На работе я по нескольку раз в час ей звонил.
Дома то и дело вызывал к себе – и днем, и ночью.
Все кончилось вопиющим антиобщественным поступком: я перевез жену вместе со всеми пожитками на свою половину, а ее половину дуплекса опечатал.
Как ни странно, при таком грубом обращении Наида расцветала на глазах. С ее лица не сходила улыбка. Выполняя обычную домашнюю работу, нажимая кнопки и выбирая меню, она часто смеялась и пела.
Женщины – необъяснимые существа.
В то же время я стал испытывать странное влечение к другим женщинам. Однажды я увидел на улице девушку и, повинуясь импульсу, последовал за ней. Так я прошел полгорода, пока она не обернулась и не спросила вежливо:
– Вы что-то хотели?
– Вас! – напрямик выпалил я.
Разумеется, она была слишком хорошо воспитана, чтобы расстраивать ближнего. Много позже я вдруг вспомнил, что даже не спросил ее имени.
Из непритязательного человека я превратился в измученное ненасытное существо, которое не могло удовлетворить никакое изобилие. Я часто чувствовал себя подавленным, порой жалким. А однажды или даже дважды я ощутил такой неистовый восторг, о котором и мечтать не смел.
Единственным утешением мне служила мысль, что я жертвую собой во имя нашего мира. И лучше бы ему стоить этой жертвы, с горечью думал я.
Вор так ничем и не проявлял себя.
Внезапно грянул ежегодный Экзамен. За три дня мою личность должны были прощупать на предмет слабых мест, изучить и вынести вердикт. Меня терзало ужасное предчувствие, что я провалюсь. Тогда я потеряю работу.
Погруженный в тяжелые раздумья, я решил снова вернуться к Реднику и его жутким откровениям.

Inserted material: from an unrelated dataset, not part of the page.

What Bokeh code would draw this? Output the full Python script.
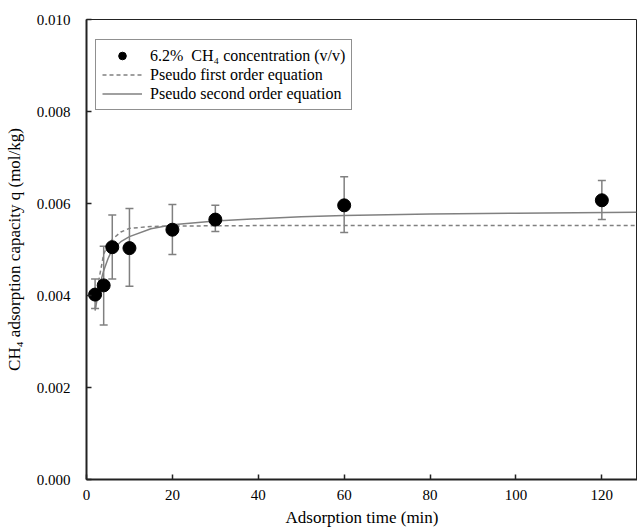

У меня перехватило горло, когда я все-таки заставил себя открыть дверь в приемную. Притворив ее за собой, я несколько мгновений тупо таращил глаза и готовился к суровому испытанию на красной кушетке за следующей дверью. Когда замутненный взгляд сфокусировался, я вдруг заметил то, на что должен был обратить внимание еще семь дней назад – на надпись:
КИНДЕР К. ЮРДНЭ
ресналирф-китиланА
и
ьлетапокогзом йынневтсещбо
Я медленно проговорил каждое из слов. В них угадывался какой-то смысл, как в древнем корневом языке, как в обратном анализе. Аналитик наоборот, конечно, китилана. Ресналирф-китилана.
Я встрепенулся.
Смысла оказалось гораздо больше. Редник – Киндер. Киндер – Редник. Вполне ожидаемо от человека, в приемной у которого висит объявление «С идентичностью шутки плохи!».
Распахнув дверь, я ворвался в кабинет и воскликнул осуждающе:
– Вы – Киндер!
– Именно об этом я вам говорил с самого начала, – любезно отозвался он.
– Потому что не рассчитывали, что поверю.
Аналитик беззаботно пожал плечами:
– Какая разница, поверили вы мне или нет.
– Все, что вы рассказывали, правда, – произнес я дрожащим, перепуганным голосом. – Все эти невообразимые гнусности и бесчинства.
– Возможно. А возможно, и нет.
От его улыбки у меня все закипело внутри.
Меня трясло от неспособности прижучить его. Будь в моих руках оружие, я бы убил его без раздумий и сожаления.
– Ненавижу вас! – в ярости крикнул я. – С какой целью? Для чего? Зачем устанавливать правила, а затем нарушать?
– Позвольте, я расскажу одну историю… – начал Редник.
– Ну уж нет! – отчаянно запротестовал я.